Second, the award was drawn from the essence of the agreement. An award fails to draw its essence from an agreement when it contradicts the express terms of the agreement. IMC-Agrico Co. v. Int'l Chem. Workers Council of United Food & Commercial Workers Union, AFL-CIO, 171 F.3d 1322, 1325 (11th Cir. 1999). Even if an arbitration award did contradict the terms of the agreement, it could still only be vacated where "the arbitrator recognized a clear rule of law and deliberately ignored it." Aldred v. Avis Rent-A-Car, 247 F. App'x 167, 170 (11th Cir. 2007). Here, the arbitrator interpreted the contract to require payment of the maximum monthly contribution towards premiums even where there was a month without premiums. (Doc. 1 - Ex. C at 10). While there was no language explicitly requiring these payments in a month with no premiums, there was likewise no language indicating that there would be no contributions in the event of a month without premiums. (See Doc. 1 - Ex. A at 28). Therefore, as the award related to a provision of the agreement and did not contradict an express term of the agreement, it did not fail to draw its essence from the agreement.

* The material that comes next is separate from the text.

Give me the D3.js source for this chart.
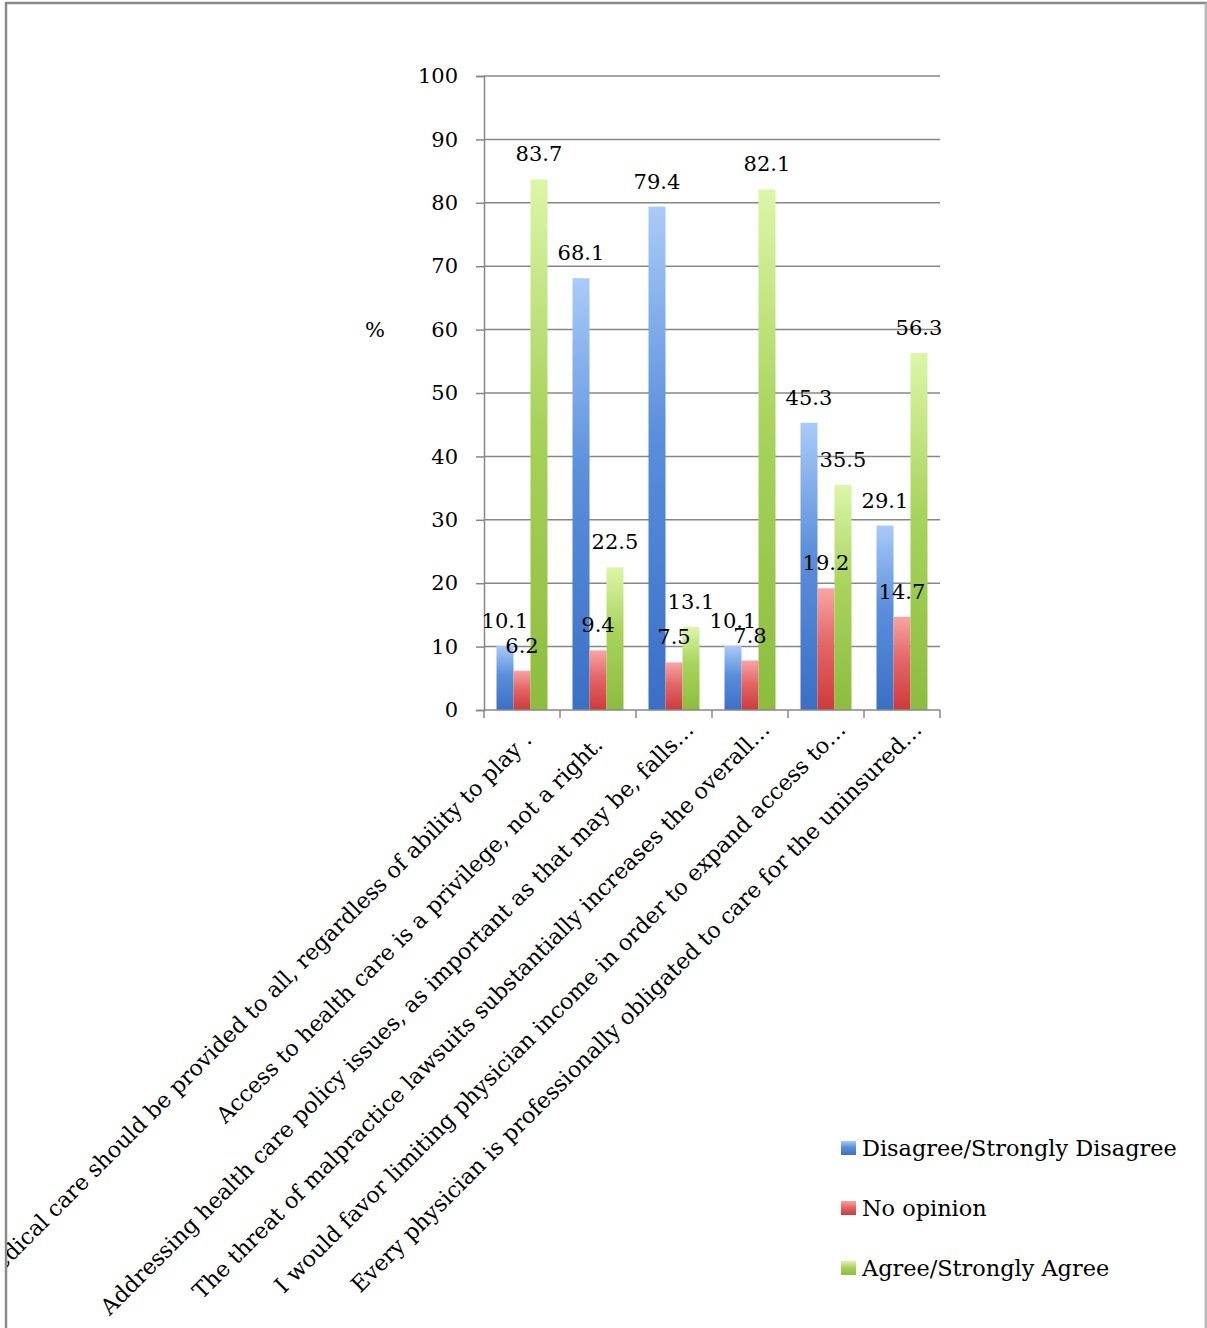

Finally, the award was not irrational. It is not for this court to determine whether the arbitrator's ruling was correct, but only whether it was arguably an application of the contract. Garvey, 532 U.S. at 509; IMC-Agrico Co., 171 F.3d at 1326. The contract provides for a maximum monthly contribution to be paid by JTM. (Doc. 1 - Ex. A at 28). This contribution was to be used only for payment of health insurance premiums. (Doc. 1 - Ex. A at 29). The contract was silent on the issue of what to do in a no-premium month, and it was in the absence of any specific provision that the arbitrator had to make his decision. (See Doc. 1-Ex. A at 28-29). It is at least arguable (though by no means the only possible result) that, in months where there was no premium, this contribution was intended to be applied to future premiums. Therefore, the award was not irrational.

II. The Award is Confirmed

Defendant requested confirmation of the arbitration award under Section 9 of the FAA. (Doc. 15 at 11). As discussed previously, the FAA is inapplicable to suits arising out of arbitration under a collective bargaining agreement. Wise Alloys, LLC, 642 F.3d at 1353 n.4. However, where an arbitration award is made pursuant to a collective bargaining agreement, it can be enforced through §301 of the LMRA. Atlanta Falcons, 906 F. Supp. 2d at 1281; see e.g., Wise Alloys, LLC, 642 F.3d at 1349. Indeed, actions to confirm an arbitration award are granted under the LMRA so long as there are not grounds to vacate the award. See e.g., Atlanta Falcons, 906 F.Supp.2d 1278. Here, there are no grounds to vacate the arbitration award. The award is therefore confirmed.

Accordingly, it is hereby

ORDERED:

1. Plaintiff's Motion to Vacate Arbitration Award (Doc. 1) is DENIED.

2. Defendant's Request for Confirmation of the Arbitration Award (Doc. 15) is GRANTED. The Arbitration Award, dated November 5, 2012, (Doc. 1 - Ex. C) is confirmed.

3. The Clerk shall close the file.

FootNotes


1. Defendant asks that Plaintiff's motion be denied for Plaintiff's failure to timely serve Defendant with notice of Plaintiff's action seeking to vacate or modify the arbitration award. (Doc. 15 at 3). The parties disagree both over when notice was given and when it was required. Compare (Doc. 15 at 3-5) with (Doc. 19). However, since Plaintiff's motion fails on other grounds, there is no need to determine whether adequate notice was given.
2. Until recently, the applicability of the FAA to arbitration awards in disputes over collective bargaining agreements was unsettled in the 11th Circuit. See e.g., Int'l Bhd. of Elec. Workers Local 2088 v. Computer Sciences Raytheon, No. 6:05CV447ORL22DAB, 2006 WL 1308227, at *2 (M.D. Fla. May 10, 2006) (noting the uncertainty, and applying the FAA). However, the 11th Circuit recently applied the LMRA, and not the FAA, to a case relating to vacatur of an arbitration award arising out of a collective bargaining agreement. United Steel, Paper & Forestry, Rubber, Mfg., Energy, Allied Indus. & Serv. Workers Int'l Union AFL-CIO-CLC v. Wise Alloys, LLC, 642 F.3d 1344, 1352 (11th Cir. 2011). In the process, the Court explicitly noted that, "the FAA does not apply to collective bargaining agreements." Id. at 1353 n.4. However, even if the FAA did apply here, the result would not change.